With the images removed, repeat the data below exactly.

* BEGIN *

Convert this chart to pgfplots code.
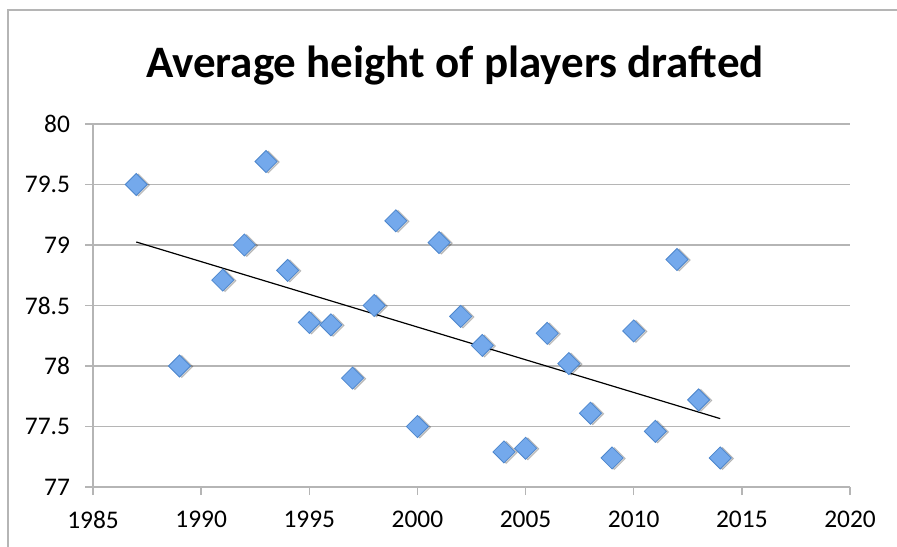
\documentclass[border=0pt]{standalone}
\usepackage{pgfplots}
\usepackage{pgfplotstable}
\pgfplotsset{compat=1.18}
\usepackage{fontspec}
\setmainfont{Carlito}

\definecolor{gridgray}{HTML}{B5B5B5}
\definecolor{markfill}{HTML}{74A9EC}
\definecolor{markedge}{HTML}{4D86CC}

% average height (inches) of drafted players, by draft year
\pgfplotstableread{
x    y
1987 79.50
1989 78.00
1991 78.71
1992 79.00
1993 79.69
1994 78.79
1995 78.36
1996 78.34
1997 77.90
1998 78.50
1999 79.20
2000 77.50
2001 79.02
2002 78.41
2003 78.17
2004 77.29
2005 77.32
2006 78.27
2007 78.02
2008 77.61
2009 77.24
2010 78.29
2011 77.46
2012 78.88
2013 77.72
2014 77.24
}\drafted
% years counted from 2000 keep the regression numerically stable
\pgfplotstablecreatecol[create col/expr={\thisrow{x}-2000}]{xc}\drafted

\begin{document}
\begin{tikzpicture}[x=0.5pt,y=0.5pt]
\useasboundingbox (0,0) rectangle (897,546);
\draw[gridgray, line width=1pt] (8,-20) -- (8,536) -- (940,536);
\node[font=\bfseries\fontsize{22.5}{27}\selectfont, anchor=base, inner sep=0pt]
  at (455,468) {Average height of players drafted};
\begin{axis}[
  at={(46.5pt,29.5pt)}, anchor=south west,
  scale only axis, width=378.5pt, height=181.5pt,
  xmin=1985, xmax=2020, ymin=77, ymax=80,
  xtick={1985,1990,...,2020},
  ytick={77,77.5,...,80},
  axis lines*=left,
  axis line style={gridgray, line width=0.75pt},
  ymajorgrids,
  grid style={gridgray, line width=0.75pt},
  tick align=outside,
  major tick length=4pt,
  tick style={gridgray, line width=0.75pt},
  xtick pos=bottom, ytick pos=left,
  tick label style={font=\fontsize{12.7}{15}\selectfont, black},
  xticklabel shift=4.5pt,
  yticklabel shift=4pt,
  /pgf/number format/assume math mode=true,
  /pgf/number format/set thousands separator={},
  clip=false,
]
% soft shadow beneath the markers
\addplot[only marks, mark=square*, mark size=3.9pt,
  mark options={rotate=45, fill=black, draw=none, opacity=0.18, xshift=0.6pt, yshift=-1pt}]
  table[x=x, y=y] {\drafted};
\addplot[only marks, mark=square*, mark size=3.9pt,
  mark options={rotate=45, fill=markfill, draw=markedge, line width=0.4pt}]
  table[x=x, y=y] {\drafted};
% linear trend line
\addplot[black, line width=0.6pt, no marks]
  table[x=x, y={create col/linear regression={x=xc, y=y}}] {\drafted};
\end{axis}
\end{tikzpicture}
\end{document}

* END *

▸ **Response**
Convert this chart to pgfplots code.
\documentclass[border=0pt]{standalone}
\usepackage{pgfplots}
\usepackage{pgfplotstable}
\pgfplotsset{compat=1.18}
\usepackage{fontspec}
\setmainfont{Carlito}

\definecolor{gridgray}{HTML}{B5B5B5}
\definecolor{markfill}{HTML}{74A9EC}
\definecolor{markedge}{HTML}{4D86CC}

% average height (inches) of drafted players, by draft year
\pgfplotstableread{
x    y
1987 79.50
1989 78.00
1991 78.71
1992 79.00
1993 79.69
1994 78.79
1995 78.36
1996 78.34
1997 77.90
1998 78.50
1999 79.20
2000 77.50
2001 79.02
2002 78.41
2003 78.17
2004 77.29
2005 77.32
2006 78.27
2007 78.02
2008 77.61
2009 77.24
2010 78.29
2011 77.46
2012 78.88
2013 77.72
2014 77.24
}\drafted
% years counted from 2000 keep the regression numerically stable
\pgfplotstablecreatecol[create col/expr={\thisrow{x}-2000}]{xc}\drafted

\begin{document}
\begin{tikzpicture}[x=0.5pt,y=0.5pt]
\useasboundingbox (0,0) rectangle (897,546);
\draw[gridgray, line width=1pt] (8,-20) -- (8,536) -- (940,536);
\node[font=\bfseries\fontsize{22.5}{27}\selectfont, anchor=base, inner sep=0pt]
  at (455,468) {Average height of players drafted};
\begin{axis}[
  at={(46.5pt,29.5pt)}, anchor=south west,
  scale only axis, width=378.5pt, height=181.5pt,
  xmin=1985, xmax=2020, ymin=77, ymax=80,
  xtick={1985,1990,...,2020},
  ytick={77,77.5,...,80},
  axis lines*=left,
  axis line style={gridgray, line width=0.75pt},
  ymajorgrids,
  grid style={gridgray, line width=0.75pt},
  tick align=outside,
  major tick length=4pt,
  tick style={gridgray, line width=0.75pt},
  xtick pos=bottom, ytick pos=left,
  tick label style={font=\fontsize{12.7}{15}\selectfont, black},
  xticklabel shift=4.5pt,
  yticklabel shift=4pt,
  /pgf/number format/assume math mode=true,
  /pgf/number format/set thousands separator={},
  clip=false,
]
% soft shadow beneath the markers
\addplot[only marks, mark=square*, mark size=3.9pt,
  mark options={rotate=45, fill=black, draw=none, opacity=0.18, xshift=0.6pt, yshift=-1pt}]
  table[x=x, y=y] {\drafted};
\addplot[only marks, mark=square*, mark size=3.9pt,
  mark options={rotate=45, fill=markfill, draw=markedge, line width=0.4pt}]
  table[x=x, y=y] {\drafted};
% linear trend line
\addplot[black, line width=0.6pt, no marks]
  table[x=x, y={create col/linear regression={x=xc, y=y}}] {\drafted};
\end{axis}
\end{tikzpicture}
\end{document}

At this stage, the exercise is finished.